A fellow Antipodean fan myself, I know the feeling. As a Kiwi farmboy-turned-journalist whose love of Johnston was sparked by Jeff Feuerzeig’s incredible 2005 documentary, my fandom extended to my wedding in Memphis last October, when a close Kiwi mate played “True Love Will Find You in the End” while my wife walked down the aisle.

Johnston only made it Down Under once, in 2010. As well as playing Laneway Festivals in Auckland, Sydney, Brisbane, Melbourne and Perth, the celebrated songwriter held a handful of memorable side shows as well.

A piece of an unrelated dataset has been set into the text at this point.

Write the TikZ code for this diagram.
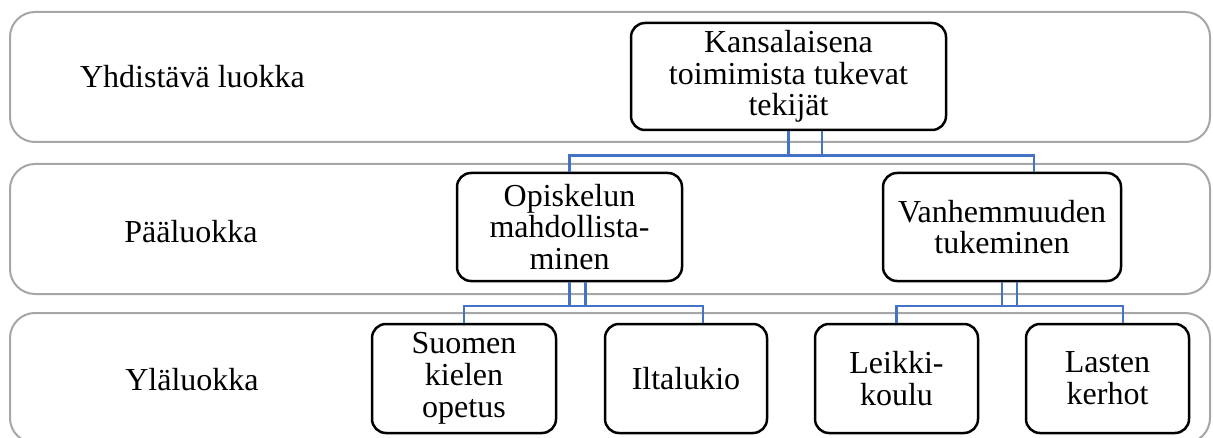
\documentclass[tikz,border=0pt]{standalone}
\usepackage{fontspec}
\setmainfont{Liberation Serif}
\definecolor{bandgray}{RGB}{166,166,166}
\definecolor{connblue}{RGB}{68,114,196}
\begin{document}
\begin{tikzpicture}[x=1pt,y=1pt,
  band/.style={draw=bandgray,line width=2pt,rounded corners=25pt},
  box/.style={draw=black,line width=2.5pt,rounded corners=14pt,fill=white,align=center,
    inner sep=0pt,font=\fontsize{32}{31.8}\selectfont},
  lbl/.style={font=\fontsize{32}{32}\selectfont,inner sep=0pt},
  conn/.style={draw=connblue,line width=2.4pt}]
\useasboundingbox (0,0) rectangle (1213,437);
\clip (0,0) rectangle (1213,437);
% bands
\draw[band] (10,425) rectangle (1210,295);
\draw[band] (10,273) rectangle (1210,143);
\draw[band] (10,124) rectangle (1210,-6);
% band labels
\node[lbl] (l1) at (192.5,360) {Yhdistävä luokka};
\node[lbl] (l2) at (191,205) {Pääluokka};
\node[lbl] (l3) at (192,57) {Yläluokka};
% boxes
\node[box,minimum width=315pt,minimum height=107pt] (top) at (788.5,360.5)
  {Kansalaisena\\toimimista tukevat\\tekijät};
\node[box,minimum width=225pt,minimum height=108pt] (op) at (569.5,210)
  {Opiskelun\\mahdollista-\\minen};
\node[box,minimum width=238pt,minimum height=108pt] (va) at (1002,210)
  {Vanhemmuuden\\tukeminen};
\node[box,minimum width=184pt,minimum height=109pt] (su) at (464,58.5)
  {Suomen\\kielen\\opetus};
\node[box,minimum width=162pt,minimum height=109pt] (il) at (686,58.5)
  {Iltalukio};
\node[box,minimum width=163pt,minimum height=109pt] (le) at (896.5,58.5)
  {Leikki-\\koulu};
\node[box,minimum width=163pt,minimum height=109pt] (la) at (1107.5,58.5)
  {Lasten\\kerhot};
% connectors level 1 -> 2
\coordinate (h1) at (788.5,281.3);
\draw[conn] (op.north) |- (h1) -| ([xshift=32pt]va.north);
\draw[conn] (top.south) -- (h1);
\draw[conn] ([xshift=33.5pt]top.south) -- ([xshift=33.5pt]h1);
% connectors level 2 -> 3 (left)
\coordinate (h2) at (569.5,131.3);
\draw[conn] (su.north) |- (h2) -| ([xshift=17pt]il.north);
\draw[conn] (op.south) -- (h2);
\draw[conn] ([xshift=16pt]op.south) -- ([xshift=16pt]h2);
% connectors level 2 -> 3 (right)
\coordinate (h3) at (1002,131.3);
\draw[conn] (le.north) |- (h3) -| ([xshift=15.5pt]la.north);
\draw[conn] (va.south) -- (h3);
\draw[conn] ([xshift=15pt]va.south) -- ([xshift=15pt]h3);
\end{tikzpicture}
\end{document}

Richens never made it to those gigs, but recently told popular Australian music blog The Southern Sounding that Johnston’s 1984 self-released cassette album More Songs of Pain — especially the track “Poptunes” — was one of the most influential albums on her own songwriting.

Listen to the Parsnip sound and the link to Johnston is both undeniable and thoughtfully provoked. “I discovered him when I was in my late teens and going through some stuff,” Richens says. “He just has own magical world that everyone can be a part of. He had all his demons that he suffered, but he created so much joy. He was so funny as well.”

Too Young To Die: Parsnip’s Paris Richens On Daniel Johnston’s Passing

Richens has also identified the equally troubled alt-pop icon Syd Barrett as another huge influence on her songwriting. Richens says she admires lyricists who “have the freedom to be not so perfect, and a bit shambolic.”

While Richens’ appearance at Gonerfest — as both a solo artist and with Parsnip — may mark her first time at the festival or in Memphis, she has had skin in the Goner Records game for a little while now.

Richens is a member of Aussie post-punk popsters Hierophants, whose 2015 LP Parallax Error was released through Goner and Melbourne’s Aarght! Records. Goner Records also released their 7” “I Don’t Mind/The 16th.” 

This time around, Parsnip are touring in support of their debut album When the Tree Bears Fruit (Trouble in Mind).

As “PP”, Richens will be doing a solo set during Gonerfest’s Friday afternoon at Memphis Made Brewing Company. In her first-ever solo set internationally, don’t be surprised if the Victorian wordsmith pays tribute to the “king of lo-fi” in what should be a fantastic late afternoon set.

“It is very sad that he is gone,” Richens says, “but [he] is still around as well.”

Parsnip performs on Saturday, September 28 at the Hi-Tone, 9:45 pm. The show is sold out, for Golden Pass holders only (no door sales). As a solo artist, Paris Richens will perform as ‘PP’ at 4:00 pm at Memphis Made on Friday, September 27. Pre-order tickets are sold out, but limited numbers will be available at the door for $10.